Gregory did not flinch from putting himself in the path of danger. Once in a mass meeting in Clarksdale, Mississippi, a bomb was tossed through a window, and people started rushing towards the door. Gregory grabbed the microphone, and said, “Where are you going? The man who threw it is outside God’s house. The Man who’s supposed to save you lives here.” Someone picked up the bomb and threw it back outside, and the meeting continued. The Clarksdale police chief denied that his officers were responsible for the bomb, “If one of our men threw that bomb,” he said “you’d better believe it would have gone off.”

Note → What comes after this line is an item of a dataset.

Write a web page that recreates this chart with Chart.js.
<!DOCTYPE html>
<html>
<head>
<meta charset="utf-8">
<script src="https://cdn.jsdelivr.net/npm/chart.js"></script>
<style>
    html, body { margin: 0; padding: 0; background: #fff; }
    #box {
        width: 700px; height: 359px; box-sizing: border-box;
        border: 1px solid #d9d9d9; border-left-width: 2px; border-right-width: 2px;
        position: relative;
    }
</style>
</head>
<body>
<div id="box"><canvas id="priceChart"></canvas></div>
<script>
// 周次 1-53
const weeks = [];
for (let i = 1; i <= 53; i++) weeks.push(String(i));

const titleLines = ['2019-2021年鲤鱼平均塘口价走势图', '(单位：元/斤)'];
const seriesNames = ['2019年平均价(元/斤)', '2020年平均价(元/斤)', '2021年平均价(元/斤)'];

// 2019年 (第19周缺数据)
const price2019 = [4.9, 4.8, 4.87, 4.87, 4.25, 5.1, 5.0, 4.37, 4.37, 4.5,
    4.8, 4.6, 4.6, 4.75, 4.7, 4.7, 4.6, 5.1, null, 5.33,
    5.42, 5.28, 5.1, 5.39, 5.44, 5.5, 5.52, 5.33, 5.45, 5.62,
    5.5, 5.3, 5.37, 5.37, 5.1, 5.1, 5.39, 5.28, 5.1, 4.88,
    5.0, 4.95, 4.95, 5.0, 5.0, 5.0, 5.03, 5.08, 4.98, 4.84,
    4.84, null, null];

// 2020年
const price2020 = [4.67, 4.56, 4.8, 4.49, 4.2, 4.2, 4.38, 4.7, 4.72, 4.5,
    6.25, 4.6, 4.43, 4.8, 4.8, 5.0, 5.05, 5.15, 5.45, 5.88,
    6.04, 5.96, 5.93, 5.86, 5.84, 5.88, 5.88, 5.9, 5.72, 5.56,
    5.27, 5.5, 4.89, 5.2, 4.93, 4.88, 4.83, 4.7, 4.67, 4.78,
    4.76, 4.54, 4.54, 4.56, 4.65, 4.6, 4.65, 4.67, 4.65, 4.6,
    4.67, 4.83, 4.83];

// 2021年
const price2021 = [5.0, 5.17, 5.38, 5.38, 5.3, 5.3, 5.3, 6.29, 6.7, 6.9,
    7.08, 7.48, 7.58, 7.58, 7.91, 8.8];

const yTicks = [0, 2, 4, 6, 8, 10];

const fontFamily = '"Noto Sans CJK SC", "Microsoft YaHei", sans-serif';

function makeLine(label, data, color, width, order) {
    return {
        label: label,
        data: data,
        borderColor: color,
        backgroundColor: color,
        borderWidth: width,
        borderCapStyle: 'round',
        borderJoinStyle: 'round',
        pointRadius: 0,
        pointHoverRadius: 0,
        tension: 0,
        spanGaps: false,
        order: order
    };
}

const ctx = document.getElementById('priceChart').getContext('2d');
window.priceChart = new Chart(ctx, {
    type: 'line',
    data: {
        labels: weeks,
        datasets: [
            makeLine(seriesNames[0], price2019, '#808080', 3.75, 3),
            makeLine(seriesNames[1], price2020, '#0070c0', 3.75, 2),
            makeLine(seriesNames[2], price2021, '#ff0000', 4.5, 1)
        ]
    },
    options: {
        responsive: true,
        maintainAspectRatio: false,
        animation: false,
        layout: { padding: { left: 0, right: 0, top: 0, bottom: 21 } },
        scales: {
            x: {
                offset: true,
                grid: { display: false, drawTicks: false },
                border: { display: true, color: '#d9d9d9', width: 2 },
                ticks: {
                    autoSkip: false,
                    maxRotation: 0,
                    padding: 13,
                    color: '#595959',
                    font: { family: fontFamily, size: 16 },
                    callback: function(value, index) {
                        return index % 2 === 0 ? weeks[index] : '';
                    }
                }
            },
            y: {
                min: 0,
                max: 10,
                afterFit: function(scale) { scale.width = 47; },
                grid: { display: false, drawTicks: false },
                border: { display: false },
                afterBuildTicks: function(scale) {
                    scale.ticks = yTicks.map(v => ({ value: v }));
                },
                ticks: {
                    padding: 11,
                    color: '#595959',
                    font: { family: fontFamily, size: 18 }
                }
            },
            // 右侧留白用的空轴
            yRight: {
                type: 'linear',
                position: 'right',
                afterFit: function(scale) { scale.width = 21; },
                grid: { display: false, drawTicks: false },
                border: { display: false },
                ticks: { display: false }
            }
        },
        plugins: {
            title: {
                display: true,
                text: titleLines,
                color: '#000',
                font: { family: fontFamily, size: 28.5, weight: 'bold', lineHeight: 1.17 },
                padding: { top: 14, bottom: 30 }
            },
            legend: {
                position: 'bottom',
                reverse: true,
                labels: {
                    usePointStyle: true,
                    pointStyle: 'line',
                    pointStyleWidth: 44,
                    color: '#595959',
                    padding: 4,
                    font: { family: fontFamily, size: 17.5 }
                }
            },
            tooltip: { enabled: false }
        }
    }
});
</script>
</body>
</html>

Gregory was constantly speaking to white authorities in startling, unexpected ways. During the protests in Greenwood, a police officer dragged Gregory across the street. “Thanks a million,” Gregory told him, “up north police don’t escort me across the street.” On another occasion, he wagged his finger in the faces of white policemen gathered in front of the county courthouse. “Who you calling nigger,” he told them, “You ain’t nothing but niggers yourselves. Nigger, nigger, nigger, nigger,” he continued while still wagging his finger.
Gregory continued working with SNCC throughout the sixties. He traveled with SNCC’s Freedom Singers and included jokes about the South in his act. In his memoir, Gregory wrote, “I really hadn’t planned to lead the marching [in Greenwood], but looking at those beautiful faces ready to die for freedom, I knew I couldn’t do less.”
Sources
John Dittmer, Local People: The Struggle for Civil Rights in Mississippi (Urbana: University of Illinois Press, 1994).
Dick Gregory, Nigger: An Autobiography of By Dick Gregory and Robert Lipsyte (New York: A Washington Square Press Publication, 1964).
Charles Payne, I’ve Got the Light of Freedom: The Organizing Tradition and the Mississippi Freedom Struggle (Berkeley: University of California Press, 1995).
Howard Zinn, SNCC: The New Abolitionists (Chicago: Haymarket Books, 1964).